2015 MLS Season in Jeopardy: What You Need to Know

major league soccer strike

If you pick up our March issue (and if you haven't you should!), you'll find a preview of the 2015 Major League Soccer season. But it's more than just another year of soccer. This is MLS' 20th birthday, and the league-wide celebration begins Friday when defending champs the LA Galaxy host the Chicago Fire.

Or, it's supposed to. Right now, things aren't looking so good for the league, its players, or its fans.

As of February 1, there is no collective bargaining agreement (CBA) between players and owners expired. Even before the deal expired, both sides had worked to resolve a bunch of really big issues with the goal of entering the season with a new agreement. But on Tuesday, word from both camps makes it sound like a players strike is all but inevitable.

What It's All About

The biggest sticking point? Free agency. Right now, MLS owners control players' rights, which means they don't have the same freedom to sign with different teams like other pro athletes in America. And for the players, any new CBA must give them the right to become free agents.

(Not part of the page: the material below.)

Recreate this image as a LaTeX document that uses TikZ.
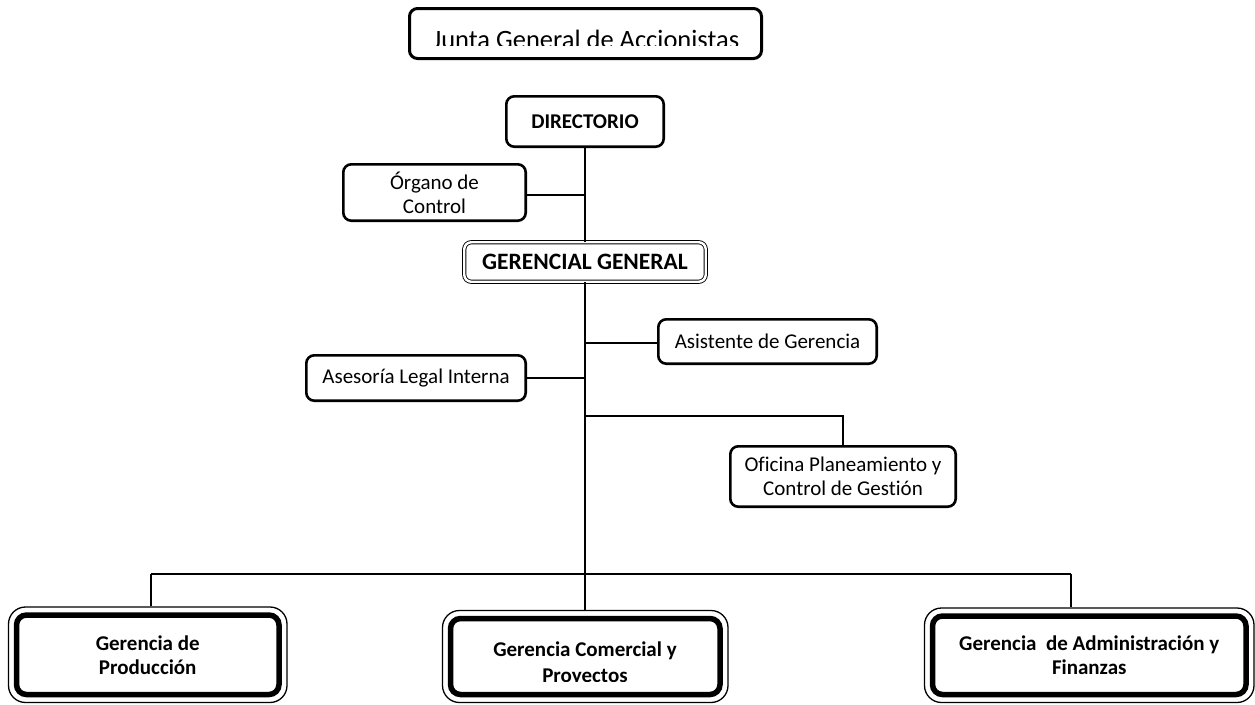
\documentclass[tikz,border=0pt]{standalone}
\usepackage{fontspec}
\setmainfont{Carlito}[Ligatures={NoCommon}]
\begin{document}
\begin{tikzpicture}[x=1pt,y=-1pt,
  box/.style={draw, rounded corners=8pt, line width=2.6pt, align=center, inner sep=0pt, font=\fontsize{21}{24}\selectfont},
  bbox/.style={box, font=\fontsize{21}{24}\selectfont\bfseries},
  gbox/.style={draw, double, double distance=2.4pt, line width=0.9pt, rounded corners=7pt, align=center, inner sep=0pt, font=\fontsize{23.5}{26}\selectfont\bfseries},
  thickbox/.style={draw, rounded corners=10pt, line width=5.5pt, align=center, inner sep=0pt, font=\fontsize{21}{24}\selectfont\bfseries},
  thinframe/.style={draw, rounded corners=17pt, line width=1.3pt, inner sep=0pt},
  conn/.style={line width=2pt}]
\useasboundingbox (0,0) rectangle (1255,704);
\clip (0,0) rectangle (1255,704);
\fill[white] (0,0) rectangle (1255,704);

% top
\node[box, line width=3pt, minimum width=352pt, minimum height=50pt] (junta) at (585.5,33.5) {};
\begin{scope}
  \clip (410,9) rectangle (761,45);
  \node[anchor=base, font=\fontsize{26.5}{30}\selectfont, inner sep=0pt] (juntatxt) at (586,48) {Junta General de Accionistas};
\end{scope}

\node[bbox, minimum width=157.4pt, minimum height=50.4pt] (dir) at (585,121.5) {DIRECTORIO};
\node[box, minimum width=182.4pt, minimum height=56.4pt] (org) at (434.5,192.5) {Órgano de\\Control};
\node[gbox, minimum width=241.5pt, minimum height=39.5pt] (gg) at (585,262) {GERENCIAL GENERAL};
\node[box, minimum width=218.4pt, minimum height=44.4pt] (asis) at (767.5,341.5) {Asistente de Gerencia};
\node[box, minimum width=219.4pt, minimum height=45.4pt] (ases) at (416,378) {Asesoría Legal Interna};
\node[box, minimum width=225.4pt, minimum height=60.4pt] (ofi) at (843,476.5) {Oficina Planeamiento y\\Control de Gestión};

% bottom boxes
\node[thinframe, minimum width=278.5pt, minimum height=95.5pt] (prodF) at (147.75,654.75) {};
\node[thickbox, minimum width=262.5pt, minimum height=79.5pt] (prod) at (147.75,654.75) {Gerencia de\\Producción};

\node[thinframe, minimum width=285.5pt, minimum height=92pt] (comF) at (585.25,656.5) {};
\node[thickbox, minimum width=269.5pt, minimum height=76pt] (com) at (585.25,656.5) {};
\begin{scope}
  \clip (455,622) rectangle (716,681.5);
  \node[align=center, inner sep=0pt, font=\fontsize{21}{26}\selectfont\bfseries] (comtxt) at (585,664) {Gerencia Comercial y\\Proyectos};
\end{scope}

\node[thinframe, minimum width=329.5pt, minimum height=94.5pt] (admF) at (1089.25,655.25) {};
\node[thickbox, minimum width=313.5pt, minimum height=78.5pt] (adm) at (1089.25,655.25) {Gerencia\ \ de Administración y\\Finanzas};

% connectors
\coordinate (hub) at (585,574);
\coordinate (barL) at (151,574);
\coordinate (barR) at (1071,574);
\coordinate (ofiTurn) at (843,416);

\draw[conn] (dir.south) -- (gg.north);
\draw[conn] ([yshift=-2.5pt]org.east) -- ([yshift=-2.5pt]org.east -| dir.south);
\draw[conn] (gg.south) -- (hub);
\draw[conn] ([yshift=-1.5pt]asis.west) -- ([yshift=-1.5pt]asis.west -| gg.south);
\draw[conn] (ases.east) -- (ases.east -| gg.south);
\draw[conn] (ofiTurn -| gg.south) -- (ofiTurn) -- (ofi.north);
\draw[conn] (barL) -- (barR);
\draw[conn] (barL) -- (barL |- prodF.north);
\draw[conn] (hub) -- (hub |- comF.north);
\draw[conn] (barR) -- (barR |- admF.north);
\end{tikzpicture}
\end{document}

"You can see the landscape of other professional leagues in the United States, in which free agency comes in many different forms. Soccer's different," FC Dallas goaltender Dan Kennedy told SI.com in January. Kennedy is also one of five Major League Soccer Players Union executive board members. "Throughout the world, soccer has unrestricted free agency. It is there. It's the norm. Certainly we're working toward that. We feel like if we're going to be a league that's one of the best in the world, I think it makes sense to abide those rules." 

The league and its owners disagree. Really disagree.

MLS is built on the idea of single-entity ownership. That means owners have a stake in the league, not just their team. In other words, there are 20 teams, but they're all working to ensure the success of one organization — Major League Soccer. And while a team controls a player's rights, the players themselves sing a contract with MLS, not the Galaxy or Sounders or any other team. If the league allows free agency, it threatens the single-entity dynamic vital to MLS' success.

Players and Owners Refuse to Budge

That's the owners' argument, anyway. And they're sticking to it. Last week, Real Salt Lake owner Dell Loy Hansen called free agency a "waste of time" and a "go-nowhere conversation." He earned a fine from the league for making the comments because, MLS said, "We are engaged in constructive negotiations with out players and such comments are not appropriate nor helpful to the negotiations."

And according to Washington Post reporter Steven Goff, things have only gotten worse.

"Getting word MLS has rejected all of players' proposed compromises," he tweeted. "Hardliners are 'running league into ditch.'" Another tweet: "Says well-placed source: 'It's shocking. Almost as if owners want a work stoppage. They see players as incidental to MLS' growth.'"

Owners did throw players one bone: Any player 32 years or older who has spent 10 years with one club is eligible to become a free agent. The players, of course, resoundingly rejected that proposal — not only because it would only benefit one player (Brad Davis of the Houston Dynamos), but because it's insulting.

From Pitch to Picket Line?

All of that leaves the start of MLS' 20th season in jeopardy. Last night, Goff reported that there hasn't been any significant progress made on a deal. Without some movement, players could — and probably will — walk off the field.

"The one thing the leaders of this league, the core group, understands is that we are willing to strike for this and we feel more united and more educated than ever," Kennedy, the FC Dallas goalkeeper, said. "That is a huge asset."

What was supposed to be a celebration of the Little League That Could and the growth of soccer in the United States will kick off with a major league embarrassment.  The first work stoppage in MLS history is the last thing players, the league, and especially fans need.

But the labor unrest overtaking MLS does prove one thing — in the worst possible way: The league is finally ready to play with the big boys of professional American sports.